Compressional and shear velocities in the upper mantle beneath New Zealand determined using local crustal earthquakes

Abstract

Lateral inhomogeneity is to be expected in the upper mantle beneath a tectonically active region such as New Zealand. This study was undertaken to attempt to establish the extent of inhomogeneity at the top of the upper mantle by mapping the variation of Pn and Sn velocities. The velocities are found to vary markedly from region to region. The primary data for this study are derived travel times between stations. These were useful because they have standard errors that could be estimated and expectations that are directly related to the Pn and Sn velocities and crustal delay times, which measure travel times in the crust. The first attempts at estimating the velocities and crustal delay times, which cannot be validly calculated independently, employed reversal methods. Reliable estimates of average velocities and some crustal delay times were obtained but these methods were, in general, inadequate. Next, taking into account all the estimates available, the distribution of velocities at the top of the upper mantle was approximated using a simple model, which consisted of regions within which the velocities were assumed to be constant. A priori constraints on the values of the crustal delay times were used together with the model to determine further estimates of the velocities and crustal delay times.
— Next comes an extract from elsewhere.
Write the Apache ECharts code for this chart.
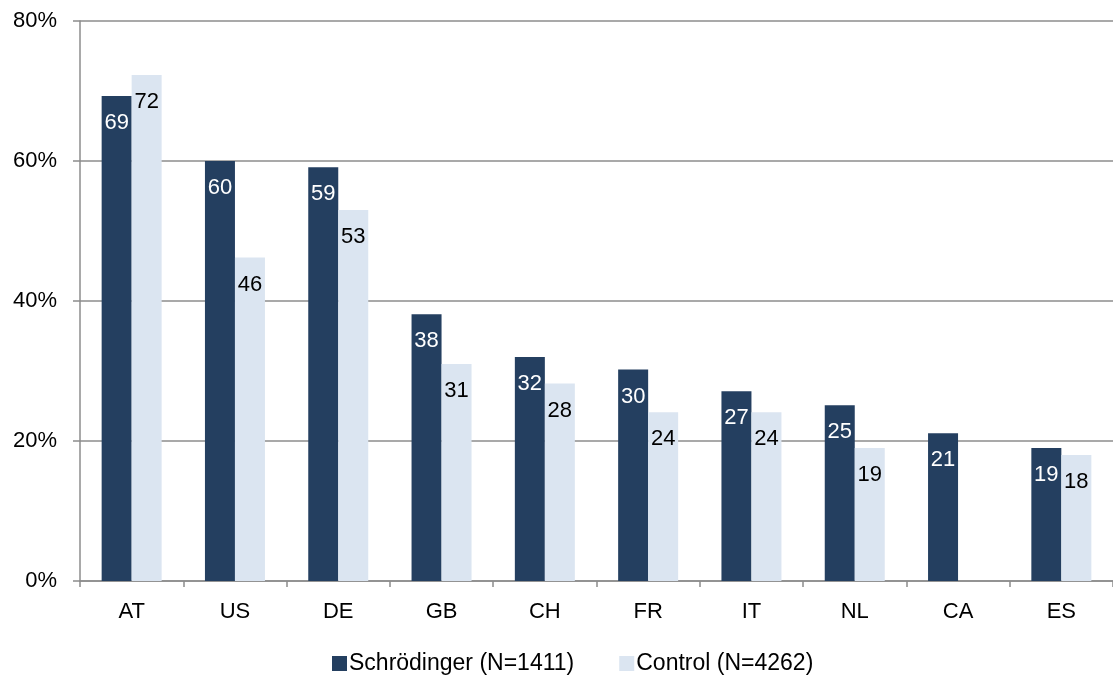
<!DOCTYPE html>
<html>
<head>
<meta charset="utf-8">
<script src="https://cdn.jsdelivr.net/npm/echarts@6/dist/echarts.min.js"></script>
<style>
html,body{margin:0;padding:0;background:#fff;}
#c{width:1113px;height:677px;}
</style>
</head>
<body>
<div id="c"></div>
<script>
const categories = ['AT','US','DE','GB','CH','FR','IT','NL','CA','ES'];
const schrodinger = [69.3,60,59.1,38.1,32,30.2,27.1,25.1,21.1,19];
const control = [72.3,46.2,53,31,28.2,24.1,24.1,19,null,18];
const yTicks = [0,20,40,60,80];
const seriesNames = ['Schrödinger (N=1411)','Control (N=4262)'];

const font = 'Liberation Sans, Arial, sans-serif';
const roundLabel = p => Math.round(p.value);
const chart = echarts.init(document.getElementById('c'), null, {renderer:'canvas'});
chart.setOption({
  animation:false,
  backgroundColor:'#ffffff',
  textStyle:{fontFamily:font},
  grid:{left:80,right:0,top:21,bottom:96,containLabel:false},
  legend:{
    left:332,top:652,padding:0,
    itemWidth:15,itemHeight:15,itemGap:45,
    icon:'rect',
    textStyle:{fontSize:23,color:'#000',fontFamily:font,padding:[0,0,0,-3]},
    data:seriesNames
  },
  xAxis:{
    type:'category',
    data:categories,
    axisLine:{lineStyle:{color:'#8c8c8c',width:1.5}},
    axisTick:{show:true,length:6,lineStyle:{color:'#8c8c8c',width:1.5}},
    axisLabel:{fontSize:22,color:'#000',margin:20,fontFamily:font}
  },
  yAxis:{
    type:'value',
    min:yTicks[0],max:yTicks[yTicks.length-1],interval:20,
    axisLine:{show:true,lineStyle:{color:'#8c8c8c',width:1.5}},
    axisTick:{show:true,length:7,lineStyle:{color:'#8c8c8c',width:1.5}},
    splitLine:{lineStyle:{color:'#8c8c8c',width:1.5}},
    axisLabel:{fontSize:22,color:'#000',margin:23,formatter:'{value}%',fontFamily:font}
  },
  series:[
    {
      name:seriesNames[0],type:'bar',data:schrodinger,
      barWidth:30,barGap:'0%',
      itemStyle:{color:'#243F60'},
      label:{show:true,position:'insideTop',distance:16,fontSize:22,color:'#ffffff',fontFamily:font,formatter:roundLabel}
    },
    {
      name:seriesNames[1],type:'bar',data:control,
      barWidth:30,barGap:'0%',
      itemStyle:{color:'#DBE5F1'},
      label:{show:true,position:'insideTop',distance:16,fontSize:22,color:'#000000',fontFamily:font,formatter:roundLabel}
    }
  ]
});
</script>
</body>
</html>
The residuals from this analysis were used to define the final model. Nine regions were needed to model the top of the upper mantle beneath New Zealand, and for completeness a tenth was added to cover the area between New Zealand and the Chatham Islands. The velocities calculated for these regions range from 7.4 km/sec to 8.7 km/sec for Pn and 3.95 km/sec to 4.8 km/sec for Sn. The regions and the calculated values of velocity correlate well with a number of other geological and geophysical phenomena, in particular the distribution of source properties of shallow earthquakes. The crustal delay times from the final analysis effectively depend on crustal thickness and wave velocities in the crust only. They are used to examine whether or not elevations above sea level are compensated beneath New Zealand as predicted by Airey's hypothesis and whether or not Bouguer gravity anomalies measure crustal thickness taken from sea level. It was found that the crustal delay times probably reflect regional geology. To conclude the thesis a petrological model is suggested to explain the calculated values of the Pn and Sn velocities.